Corriere del Mezzogiorno (Puglia)
Camera con vista Scatti d’autore dalla quarantena
«Camera con vista», quattordici fotografi a confronto con gli spazi domestici
Quattordici fotografi espongono in rete i loro scatti sul tema della vita al tempo del coronavirus. La mostra s’intitola «Camera con vista» ed è promossa dal Museo Pino Pascali che la ospita sul suo sito, trasformato così in un museo virtuale. (In foto, lo scatto di Nicolai Ciannamea)
Al tempo della pandemia l’arte si sposta sul web non solo con le produzioni pensate dagli artisti specificamente per il mezzo, ma anche con le attività espositive ordinarie di musei e gallerie che per la rete modellano il proprio palinsesto. Come ha fatto il Museo Fondazione Pino Pascali, chiuso al pubblico data la contingenza, che lancia la mostra «Camera con vista» grazie a Myphotoportal, sito che rende possibile la duplicazione virtuale del museo (museovirtualepinopascali.it). Curata da Rosalba Branà, su un’idea di Raffaele Gorgoni e Nicolai Ciannamea, la mostra chiama a raccolta 14 fotografi con i loro sguardi che, in tempi di Covid-19, sono obbligati a visioni parziali. Soprattutto secondo una dinamica che dall’interno si proietta all’esterno o che ripercorre con bramosi disvelamenti lo spazio domestico, oppure che si rivolge a un ossessivo vaglio autoreferenziale.

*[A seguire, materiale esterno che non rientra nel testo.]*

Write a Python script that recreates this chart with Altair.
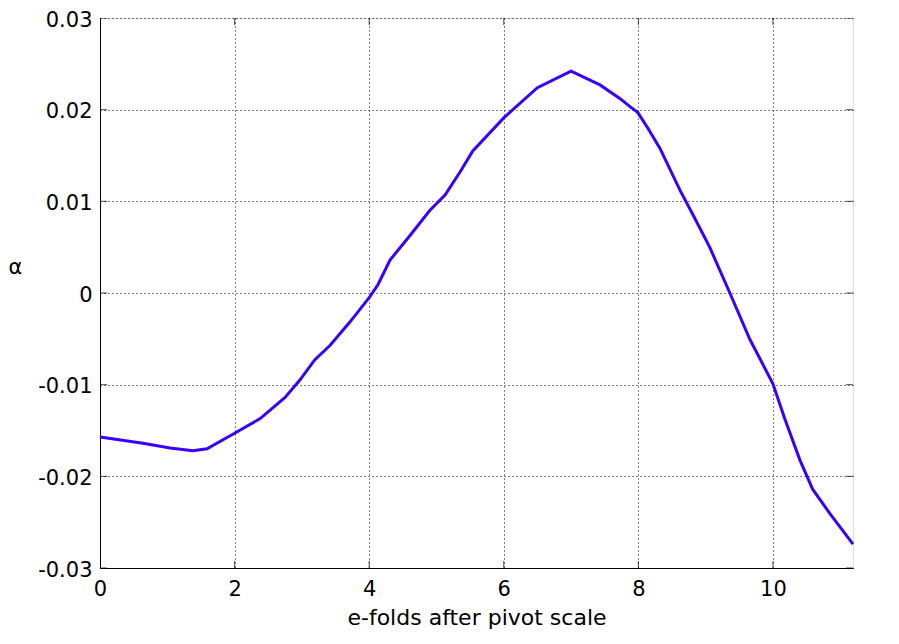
import altair as alt
import pandas as pd

efolds = [0.0, 0.64, 1.04, 1.38, 1.59, 2.0, 2.38, 2.75, 2.97, 3.19, 3.42, 3.71, 4.0, 4.13, 4.31,
          4.61, 4.90, 5.13, 5.35, 5.54, 6.0, 6.5, 7.0, 7.43, 7.73, 7.88, 7.99, 8.14, 8.32, 8.62, 8.80,
          9.06, 9.36, 9.66, 10.0, 10.18, 10.40, 10.59, 10.85, 11.19]
alpha = [-0.0157, -0.0164, -0.0169, -0.0172, -0.0170, -0.0153, -0.0137, -0.0114, -0.0095, -0.0073,
         -0.0057, -0.0032, -0.0005, 0.0009, 0.0036,
         0.0063, 0.0090, 0.0107, 0.0132, 0.0155, 0.0191, 0.0224, 0.0242, 0.0227, 0.0212, 0.0203, 0.0197,
         0.0180, 0.0158, 0.0112, 0.0087,
         0.0050, 0.0000, -0.0051, -0.0099, -0.0138, -0.0182, -0.0214, -0.0241, -0.0274]

x_ticks = [0, 2, 4, 6, 8, 10]
y_ticks = [-0.03, -0.02, -0.01, 0, 0.01, 0.02, 0.03]
x_min, x_max = 0.0, 11.19
y_min, y_max = -0.03, 0.03

df = pd.DataFrame({"x": efolds, "y": alpha})
yt = pd.DataFrame({"y": y_ticks * 2, "x": [x_min] * len(y_ticks) + [x_max] * len(y_ticks)})
xt = pd.DataFrame({"x": x_ticks * 2, "y": [y_min] * len(x_ticks) + [y_max] * len(x_ticks)})

FONT = "DejaVu Sans"

xscale = alt.Scale(domain=[x_min, x_max], nice=False, zero=False)
yscale = alt.Scale(domain=[y_min, y_max], nice=False)

line = alt.Chart(df).mark_line(color="#3a00ff", strokeWidth=3).encode(
    x=alt.X("x:Q", scale=xscale,
            axis=alt.Axis(values=x_ticks, title="e-folds after pivot scale", format="d",
                          grid=True, gridColor="black", gridDash=[1, 3], gridOpacity=1,
                          domainColor="black", tickColor="black", tickSize=0, labelFlush=False,
                          labelFontSize=21, labelFont=FONT, labelColor="black", labelPadding=10,
                          titleFontSize=22, titleFont=FONT, titleFontWeight="normal",
                          titleColor="black", titlePadding=8)),
    y=alt.Y("y:Q", scale=yscale,
            axis=alt.Axis(values=y_ticks, title="α",
                          labelExpr="datum.value == 0 ? '0' : (datum.value < 0 ? '-' + format(-datum.value, '.2f') : format(datum.value, '.2f'))",
                          grid=True, gridColor="black", gridDash=[1, 3], gridOpacity=1,
                          domainColor="black", tickColor="black", tickSize=0,
                          labelFontSize=21, labelFont=FONT, labelColor="black", labelPadding=8,
                          labelOffset=2,
                          titleFontSize=21, titleFont=FONT, titleFontWeight="normal",
                          titleColor="black", titleAngle=0, titleX=-85, titleY=249,
                          titleBaseline="middle", titleAlign="center")),
)

ytick_marks = alt.Chart(yt).mark_tick(orient="horizontal", color="black", thickness=1, size=14, clip=True).encode(
    x=alt.X("x:Q", scale=xscale), y=alt.Y("y:Q", scale=yscale))
xtick_marks = alt.Chart(xt).mark_tick(orient="vertical", color="black", thickness=1, size=14, clip=True).encode(
    x=alt.X("x:Q", scale=xscale), y=alt.Y("y:Q", scale=yscale))

chart = alt.layer(ytick_marks, xtick_marks, line).properties(
    width=753, height=550,
    autosize=alt.AutoSizeParams(type="none"),
    padding={"left": 92, "top": 10, "right": 30, "bottom": 68},
).configure_view(stroke="black", strokeWidth=1).configure(background="white")

chart.save("out.html", embed_options={"renderer": "svg", "actions": False})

Per esempio Gianni Leone, che eleva l’accensione della sua pipa a pratica rituale cui dedicare primi piani levigati dalla luce senza risparmiare particolari delle sue mani, o innescando processi di visione di concettuale finezza dove egli stesso guarda una fotografia, poggiata su una libreria, senza entrare nell’inquadratura. Sull’assenza, lavorano anche Gianni Zanni e Berardo Celati, il primo testando le variazioni di luce su una deserta intimità casalinga e il secondo cesellando dettagli di arredi su fondi cupi, così da fondere soggetto e contesto in minimali astrazioni. Sullo stesso fronte Uccio Papa contrappone presenze e sparizioni attraverso un abito progressivamente assorbito dal buio; Raffaele Gorgoni, rimestando tra memorie di famiglia, produce maniacali tassonomie in metafisici assetti alla Morandi, mentre Nicolai Ciannamea dispensa arti e volti sbalzandoli con potenti chiaroscuri in mood fiamminghi.

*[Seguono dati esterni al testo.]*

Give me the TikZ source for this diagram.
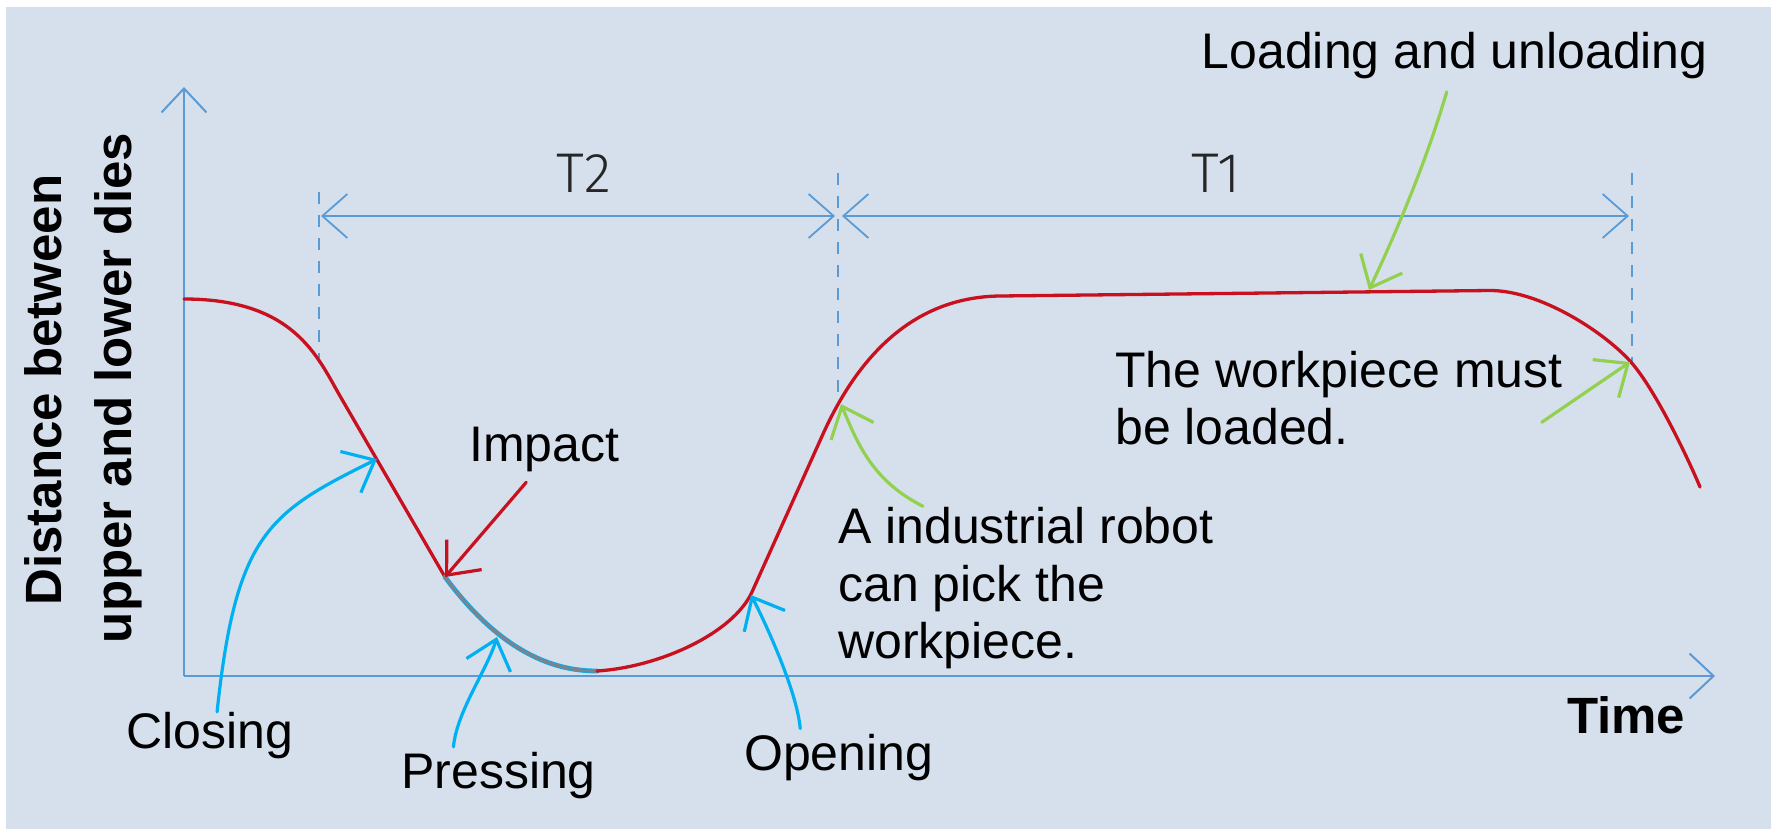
\documentclass[tikz,border=0pt]{standalone}
\usepackage{fontspec}
\setmainfont{Liberation Sans}
\newfontfamily\thinfont{Fira Sans Light}
\usetikzlibrary{arrows.meta,calc}

\definecolor{bgpanel}{RGB}{214,224,236}
\definecolor{axisblue}{RGB}{91,155,213}
\definecolor{curvered}{RGB}{200,16,30}
\definecolor{callcyan}{RGB}{0,176,240}
\definecolor{callgreen}{RGB}{146,208,80}
\definecolor{pressgray}{RGB}{122,132,145}
\definecolor{labelgray}{RGB}{38,38,38}

\begin{document}
\begin{tikzpicture}[x=1pt,y=-1pt,
  axisline/.style={draw=axisblue, line width=2pt,
    -{Straight Barb[length=24pt,width=45pt]}},
  dimline/.style={draw=axisblue, line width=1.8pt,
    {Straight Barb[length=25pt,width=44pt]}-{Straight Barb[length=25pt,width=44pt]}},
  guide/.style={draw=axisblue, line width=1.7pt, dash pattern=on 11.7pt off 11.3pt},
  callout/.style={line width=3.2pt, line cap=round,
    -{Straight Barb[length=27pt,width=46pt]}},
  curveline/.style={draw=curvered, line width=3.3pt, line join=round, line cap=round},
  note/.style={inner sep=0pt, font=\fontsize{50}{57.4}\selectfont, align=left, text=black},
  boldnote/.style={inner sep=0pt, font=\bfseries\fontsize{51}{60}\selectfont, text=black},
  tlabel/.style={inner sep=0pt, font=\thinfont\fontsize{56}{60}\selectfont, text=labelgray},
]
% canvas
\useasboundingbox (0,0) rectangle (1771,829);
\fill[white] (0,0) rectangle (1771,829);
\fill[bgpanel] (6,7) rectangle (1771,829);

% reference points
\coordinate (origin) at (184,676);
\coordinate (ytop) at (184,87);
\coordinate (xend) at (1715,676);

\coordinate (guideAtop) at (319,192);
\coordinate (guideA) at (319,358);
\coordinate (guideBtop) at (838,173);
\coordinate (guideB) at (838,403);
\coordinate (guideCtop) at (1632,173);
\coordinate (guideC) at (1632,362);

\coordinate (t2a) at (321,216);
\coordinate (t2b) at (835,216);
\coordinate (t1a) at (842,216);
\coordinate (t1b) at (1629,216);

\coordinate (tipClose) at (377,459);
\coordinate (tipImpact) at (445,577);
\coordinate (tipPress) at (497,637);
\coordinate (tipOpen) at (751,595);
\coordinate (tipRobot) at (841,404);
\coordinate (tipLoad) at (1369,290);
\coordinate (tipMust) at (1630,362);

% axes
\draw[axisline] (origin) -- (ytop);
\draw[axisline] (origin) -- (xend);

% guide lines and time spans
\draw[guide] (guideAtop) -- (guideA);
\draw[guide] (guideBtop) -- (guideB);
\draw[guide] (guideCtop) -- (guideC);
\draw[dimline] (t2a) -- (t2b);
\draw[dimline] (t1a) -- (t1b);
\node[tlabel, anchor=base] (lblT2) at (584,193) {T2};
\node[tlabel, anchor=base] (lblT1) at (1216,193) {T1};

% die distance curve: closing, pressing (highlighted), opening, dwell, next closing
\draw[curveline] (184,299) .. controls (294,299) and (317.6,357) .. (340,396) -- (445,577);
\draw[draw=callcyan, line width=4.8pt, line cap=round]
  (445,577) .. controls (505,658) and (560,671) .. (597,671);
\draw[draw=pressgray, line width=3.2pt, line cap=round]
  (445,577) .. controls (505,658) and (560,671) .. (597,671);
\draw[curveline] (597,671) .. controls (660,667) and (733.4,633) .. (752,592)
  -- (823,434) .. controls (856,361) and (910,297) .. (1000,296)
  -- (1490,290.5) .. controls (1540,290.5) and (1603,331.4) .. (1630,361)
  .. controls (1656.9,390.6) and (1692.4,468.5) .. (1700,487);

% axis titles
\node[boldnote, rotate=90, anchor=base] (ylabA) at (61.7,390) {Distance between};
\node[boldnote, rotate=90, anchor=base] (ylabB) at (131.7,388) {upper and lower dies};
\node[boldnote, anchor=base west] (timelbl) at (1567,733.3) {Time};

% annotations
\node[note, anchor=base west] (impact) at (469,461.7) {Impact};
\node[note, anchor=base west] (closing) at (126.5,748.3) {Closing};
\node[note, anchor=base west] (pressing) at (401,788.3) {Pressing};
\node[note, anchor=base west] (opening) at (744,770) {Opening};
\node[note, anchor=base west] (loading) at (1201.5,68.3) {Loading and unloading};
\node[note, anchor=north west] (robot) at (838,507.3) {A industrial robot\\can pick the\\workpiece.};
\node[note, anchor=north west] (must) at (1115,350.7) {The workpiece must\\be loaded.};

% callout arrows
\draw[callout, callcyan] ([xshift=7pt]closing.north)
  .. controls (236,533) and (269,512.6) .. (tipClose);
\draw[callout, curvered] ([xshift=-18pt,yshift=-10pt]impact.south) -- (tipImpact);
\draw[callout, callcyan] ([xshift=-45pt,yshift=5pt]pressing.north)
  .. controls (456.5,712) and (487,670) .. (tipPress);
\draw[callout, callcyan] ([xshift=-38.5pt,yshift=5pt]opening.north)
  .. controls (797,690) and (763,618) .. (tipOpen);
\draw[callout, callgreen] ([xshift=85pt,yshift=1pt]robot.north west)
  .. controls (873,481) and (858,445) .. (tipRobot);
\draw[callout, callgreen] ([xshift=-8pt,yshift=-13pt]loading.south)
  .. controls (1427.5,157) and (1401,222) .. (tipLoad);
\draw[callout, callgreen] ([xshift=-21pt,yshift=23pt]must.south east) -- (tipMust);
\end{tikzpicture}
\end{document}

Dal forzato soggiorno del #io resto a casa#, Alberta Zallone omaggia la primavera, metafora di un fuori chimerico, nel florido ma interno terrazzino domestico; Cosmo Laera tratteggia in algidi bagliori l’iconica campagna della Valle d’Itria; Marino Colucci e Michele Cera cercano un’urbanità periferica, silente e anodina, opposta al centro città che Teresa Imbriani sorprende avvolto in una spettrale e gotica nebbia.
Il repentino passaggio dalla frenetica mobilità ordinaria all’attuale immobilità pensosa, induce virtuose riflessioni sulle nostre relazioni più prossime e sul rapporto con merci e oggetti. L’isolamento obbliga a riconsiderare i legami ponendo affettuosi e meditati scandagli sui propri famigliari (Isa Lorusso), sforzandosi di individuare un’occasione di disintossicazione dalla dipendenza del superfluo. Anche utilizzando una veste pop (Alessandro Cirillo) per consentire dialoghi visivi tra utile e inutile.
Si proiettano su considerazioni di respiro epocale gli scatti di Carlo Garzia uniti dal titolo «Spillover», citazione dal racconto apocalittico di David Quammen sul salto di specie. Raccontano di un umanesimo scaduto, della vulnerabile interdipendenza tra uomo e natura con un bianco/nero chirurgico che ritaglia preparazioni culinarie come pezzi anatomici per esanimi nature morte.